Thursday, May 12, 2005

Facing backwards

One of the most provocative books I've read in recent years on the cultural conflicts of our time is Meera Nanda's Prophets Facing Backwards: Postmodern Critiques of Science and Hindu Nationalism in India. Nanda argues that radical critiques of modern science are enabling Hindu reactionary ideologues to propagate religious myths in the guise of science and secularism.

Her shrewd analysis does not apply only to India. Virtually everything she says has direct application to America.

Perhaps surprisingly for an Easterner, Nanda champions the European Enlightenment, with its secular-scientific challenge to all inherited dogmas backed by political power. The ideals of the Enlightenment undermine all legitimations of monarchy, class supremacy, slavery, women's subordination, and church authority, she says, replacing them with reliable transcultural knowledge, universal equality, and a sense of the sacred that does not offend reason.

The distinguishing feature of modern science is that it has learned to take refutations seriously, she says.
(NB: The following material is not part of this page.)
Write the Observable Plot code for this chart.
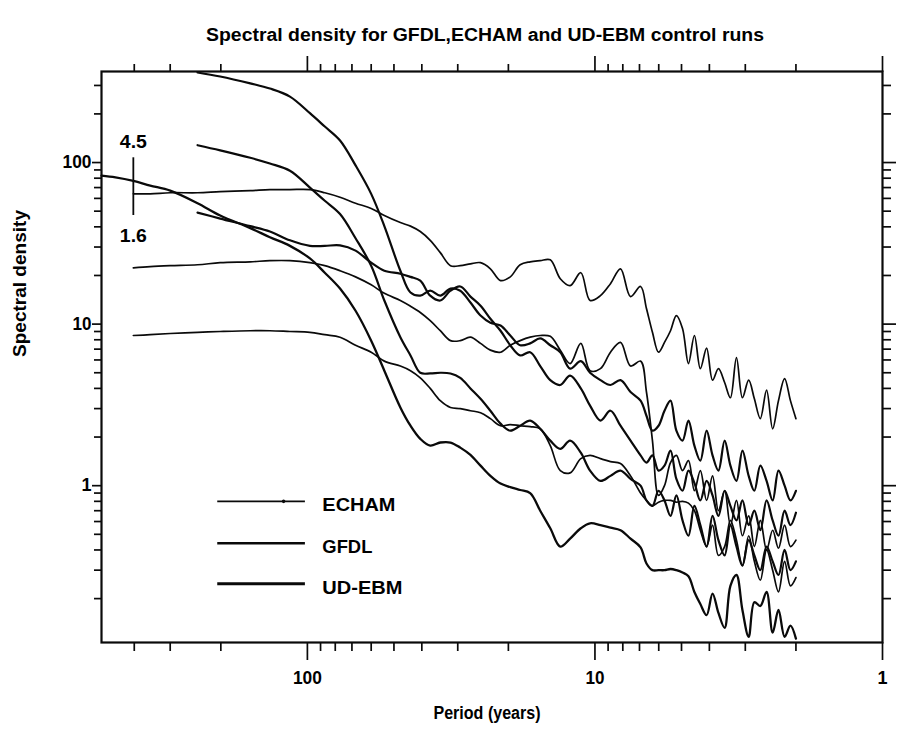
<!DOCTYPE html>
<html><head><meta charset="utf-8">
<script src="https://cdn.jsdelivr.net/npm/d3@7"></script>
<script src="https://cdn.jsdelivr.net/npm/@observablehq/plot@0.6"></script>
<style>body{margin:0;background:#fff}#chart{width:898px;height:729px}</style>
</head><body><div id="chart"></div>
<script>
// Period grid (years) shared by all spectra
const periods = [
  520, 465, 403, 352, 300, 241, 201, 158, 135, 115,
  98, 87, 77, 68, 60, 54, 47.5, 43.8, 40.5, 37.4,
  34.5, 31.8, 29.4, 27.1, 25.0, 23.1, 21.3, 19.7, 18.2, 16.8,
  15.5, 14.3, 13.2, 12.2, 11.2, 10.4, 9.57, 8.83, 8.15, 7.52,
  6.94, 6.62, 6.31, 6.01, 5.73, 5.46, 5.21, 4.96, 4.73, 4.51,
  4.30, 4.09, 3.90, 3.72, 3.54, 3.38, 3.22, 3.07, 2.92, 2.79,
  2.66, 2.53, 2.41, 2.30, 2.19, 2.09, 2.0
];
// Spectral density values
const echam1 = [
  null, null, 64, 64, 65, 65, 66, 67, 68, 68,
  68, 65, 61, 56, 52, 47, 42.5, 40.4, 37.4, 33,
  27.7, 23, 23, 23.6, 24, 22, 18.6, 19.6, 23.3, 24.3,
  24.7, 25, 19.1, 17.3, 20.8, 14.0, 15.0, 17.8, 22, 14.8,
  17.1, 12.5, 8.9, 6.7, 7.7, 9.1, 11.3, 9.4, 5.7, 8.5,
  5.3, 7.1, 4.5, 5.3, 4.35, 3.5, 6.2, 3.5, 4.5, 3.45,
  2.6, 3.9, 2.25, 3.36, 4.6, 3.36, 2.6
];
const echam2 = [
  null, null, 22.3, 22.7, 23, 23.3, 24, 24.3, 24.7, 24.7,
  24, 23, 21.4, 19.6, 17.5, 15.5, 14.0, 12.9, 11.8, 10.5,
  9.1, 7.9, 7.9, 8.3, 7.6, 6.9, 6.7, 7.4, 7.9, 8.3,
  8.5, 8.4, 6.9, 5.7, 7.6, 5.15, 5.3, 6.7, 7.7, 5.5,
  5.9, 3.8, 1.9, 0.87, 1.0, 1.39, 1.54, 1.24, 1.43, 0.93,
  1.24, 0.81, 1.15, 0.70, 0.93, 0.57, 0.81, 0.49, 0.65, 0.42,
  0.61, 0.40, 0.53, 0.41, 0.57, 0.42, 0.46
];
const echam3 = [
  null, null, 8.5, 8.6, 8.75, 8.9, 9.0, 9.1, 9.1, 9.0,
  8.9, 8.6, 8.3, 7.4, 6.7, 5.9, 5.5, 5.15, 4.65, 4.0,
  3.36, 3.05, 3.0, 2.91, 2.83, 2.6, 2.35, 2.39, 2.35, 2.32,
  2.25, 1.77, 1.24, 1.2, 1.47, 1.54, 1.47, 1.41, 1.37, 1.15,
  0.9, 0.81, 0.75, 0.79, 0.81, 0.81, 0.79, 0.80, 0.78, 0.70,
  0.53, 0.42, 0.57, 0.37, 0.42, 0.61, 0.46, 0.32, 0.49, 0.34,
  0.26, 0.40, 0.30, 0.22, 0.34, 0.24, 0.27
];
const gfdl1 = [
  83, 81, 77, 72, 67, 56, 47, 39.3, 34.5, 30.5,
  25.5, 20.8, 16.6, 12.1, 7.9, 5.15, 3.05, 2.35, 1.95, 1.77,
  1.85, 1.85, 1.72, 1.55, 1.33, 1.15, 1.03, 0.98, 0.94, 0.9,
  0.70, 0.545, 0.42, 0.47, 0.545, 0.585, 0.57, 0.55, 0.53, 0.47,
  0.415, 0.33, 0.30, 0.30, 0.30, 0.305, 0.30, 0.29, 0.275, 0.22,
  0.185, 0.158, 0.215, 0.163, 0.132, 0.24, 0.28, 0.17, 0.116, 0.19,
  0.18, 0.22, 0.123, 0.17, 0.116, 0.136, 0.113
];
const ebm1 = [
  null, null, null, null, null, 361, 341, 309, 287, 256,
  202, 167, 137, 96, 64, 40.4, 21.4, 15.7, 15.0, 16.1,
  15.0, 16.6, 16.1, 13.6, 11.3, 10.2, 9.8, 8.5, 7.4, 7.6,
  8.15, 7.4, 6.7, 5.3, 5.9, 5.0, 4.5, 4.2, 4.5, 3.8,
  3.36, 2.71, 2.19, 2.35, 2.91, 3.36, 2.19, 1.90, 2.53, 1.77,
  1.43, 2.19, 1.54, 1.24, 1.90, 1.33, 1.07, 1.65, 1.15, 0.93,
  1.33, 1.07, 0.81, 1.24, 1.0, 0.81, 0.93
];
const ebm2 = [
  null, null, null, null, null, 128, 119, 107, 98.6, 89,
  70, 58, 48, 34, 23, 14.0, 8.3, 6.4, 5.0, 4.95,
  5.0, 4.95, 4.65, 4.0, 3.45, 2.91, 2.42, 2.19, 2.35, 2.53,
  2.25, 1.90, 1.69, 1.90, 1.6, 1.24, 1.07, 1.15, 1.24, 1.10,
  1.0, 0.81, 0.75, 0.93, 0.81, 0.65, 0.87, 0.61, 0.49, 0.75,
  0.57, 0.42, 0.65, 0.46, 0.37, 0.57, 0.42, 0.32, 0.46, 0.37,
  0.30, 0.42, 0.34, 0.28, 0.40, 0.30, 0.34
];
const ebm3 = [
  null, null, null, null, null, 49, 45, 40.4, 37.4, 33,
  30.5, 30.5, 30.7, 28.5, 24, 21.4, 20.5, 19.6, 18.6, 15.0,
  14.0, 16.1, 17.1, 14.8, 13.0, 10.8, 9.1, 7.4, 6.4, 6.7,
  5.5, 4.5, 4.2, 4.8, 4.0, 3.13, 2.53, 2.91, 2.35, 1.90,
  1.54, 1.39, 1.54, 1.24, 1.33, 1.65, 1.10, 0.93, 1.24, 1.04,
  0.81, 1.07, 0.87, 0.65, 0.93, 0.75, 0.61, 0.81, 0.57, 0.70,
  0.53, 0.81, 0.61, 0.49, 0.70, 0.57, 0.68
];
const seriesNames = ["ECHAM", "GFDL", "UD-EBM"];
const curves = [
  {name: "echam1", series: "ECHAM", values: echam1},
  {name: "echam2", series: "ECHAM", values: echam2},
  {name: "echam3", series: "ECHAM", values: echam3},
  {name: "gfdl1", series: "GFDL", values: gfdl1},
  {name: "ebm1", series: "UD-EBM", values: ebm1},
  {name: "ebm2", series: "UD-EBM", values: ebm2},
  {name: "ebm3", series: "UD-EBM", values: ebm3}
];
// 4.5 / 1.6 confidence bar
const errBar = [{period: 403, low: 47, high: 107}];
// tick values
const xMajor = [100, 10, 1];
const xMinor = [400, 300, 200, 90, 80, 70, 60, 50, 40, 30, 20, 9, 8, 7, 6, 5, 4, 3, 2];
const yMajor = [100, 10, 1];
const yMinor = [300, 200, 90, 80, 70, 60, 50, 40, 30, 20, 9, 8, 7, 6, 5, 4, 3, 2,
                0.9, 0.8, 0.7, 0.6, 0.5, 0.4, 0.3, 0.2];
const titleText = "Spectral density for GFDL,ECHAM and UD-EBM control runs";

// ---- styling (not data) ----
const lineWidth = {"ECHAM": 1.7, "GFDL": 2.3, "UD-EBM": 2.2};
const legendWidth = {"ECHAM": 1.8, "GFDL": 2.5, "UD-EBM": 2.9};
const legendLevel = {"ECHAM": 0.8, "GFDL": 0.44, "UD-EBM": 0.247};
const ink = "#0a0a0a";

const rows = curves.flatMap(c => periods.map((p, i) => ({curve: c.name, series: c.series, period: p, value: c.values[i]})))
  .filter(d => d.value != null);

const tickOpts = {tickFormat: () => "", label: null, stroke: ink, strokeWidth: 1.7};

const chart = Plot.plot({
  width: 898, height: 729,
  marginTop: 71, marginBottom: 87, marginLeft: 101, marginRight: 16,
  style: {fontFamily: "'Liberation Sans', Arial, sans-serif", fontSize: "18px", background: "#fff", color: "#000", overflow: "visible"},
  x: {type: "log", domain: [520, 1]},
  y: {type: "log", domain: [0.107, 366]},
  marks: [
    Plot.axisX({anchor: "bottom", ticks: xMinor, tickSize: 9, ...tickOpts}),
    Plot.axisX({anchor: "bottom", ticks: xMajor, tickSize: 18, ...tickOpts}),
    Plot.axisX({anchor: "top", ticks: xMinor, tickSize: 8, ...tickOpts}),
    Plot.axisX({anchor: "top", ticks: xMajor, tickSize: 16, ...tickOpts}),
    Plot.axisY({anchor: "left", ticks: yMinor, tickSize: 7, ...tickOpts}),
    Plot.axisY({anchor: "left", ticks: yMajor, tickSize: 9, ...tickOpts}),
    Plot.axisY({anchor: "right", ticks: yMinor, tickSize: 8, ...tickOpts}),
    Plot.axisY({anchor: "right", ticks: yMajor, tickSize: 13, ...tickOpts}),
    ...seriesNames.map(s => Plot.line(rows.filter(d => d.series === s), {
      x: "period", y: "value", z: "curve", stroke: ink, strokeWidth: lineWidth[s], curve: "catmull-rom"
    })),
    Plot.ruleX(errBar, {x: "period", y1: "low", y2: "high", stroke: ink, strokeWidth: 1.8}),
    Plot.text(errBar, {x: "period", y: "high", text: () => "4.5", dy: -16, fontSize: 18}),
    Plot.text(errBar, {x: "period", y: "low", text: () => "1.6", dy: 21, fontSize: 18}),
    Plot.ruleY(seriesNames, {y: d => legendLevel[d], x1: () => 205, x2: () => 101.6, stroke: ink, strokeWidth: d => legendWidth[d]}),
    Plot.dot(["ECHAM"], {x: () => 121, y: d => legendLevel[d], r: 1.8, fill: ink, stroke: null}),
    Plot.text(seriesNames, {x: () => 88.7, y: d => legendLevel[d], text: d => d, textAnchor: "start", dy: 4, fontSize: 18}),
    Plot.frame({stroke: ink, strokeWidth: 2.2}),
    Plot.text(xMajor, {x: d => d, text: d => String(d), frameAnchor: "bottom", dy: 41, fontSize: 18}),
    Plot.text(yMajor, {y: d => d, text: d => String(d), frameAnchor: "left", dx: -10, textAnchor: "end", fontSize: 18}),
    Plot.text(["Period (years)"], {text: d => d, frameAnchor: "bottom", dx: -5, dy: 76, fontSize: 18}),
    Plot.text(["Spectral density"], {text: d => d, frameAnchor: "left", dx: -81, rotate: -90, fontSize: 18}),
    Plot.text([titleText], {text: d => d, frameAnchor: "top", dx: -7, dy: -43, fontSize: 18})
  ]
});

// Stretch texts to the extents seen in the scanned figure
const widths = new Map([
  [titleText, 558], ["Period (years)", 107], ["Spectral density", 147],
  ["ECHAM", 73], ["GFDL", 50], ["UD-EBM", 80], ["4.5", 27], ["1.6", 27],
  ["100", 29], ["10", 19]
]);
chart.querySelectorAll("text").forEach(t => {
  const w = widths.get(t.textContent);
  if (w && t.children.length === 0) {
    t.setAttribute("textLength", w);
    t.setAttribute("lengthAdjust", "spacingAndGlyphs");
  }
  t.setAttribute("font-weight", "bold");
});
document.getElementById("chart").appendChild(chart);
</script></body></html>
Paradigms change and old theories are abandoned, however reluctantly, when confronted with new evidence or more consilient explanations.

At a time when the world is violently beset by religious triumphalism, Nanda's concluding words are more pertinent than ever: "Modern science combines in it the power of disenchantment and universalism. It is time it was recognized, once again, as an ally of social justice, peace, and advancement all around the world."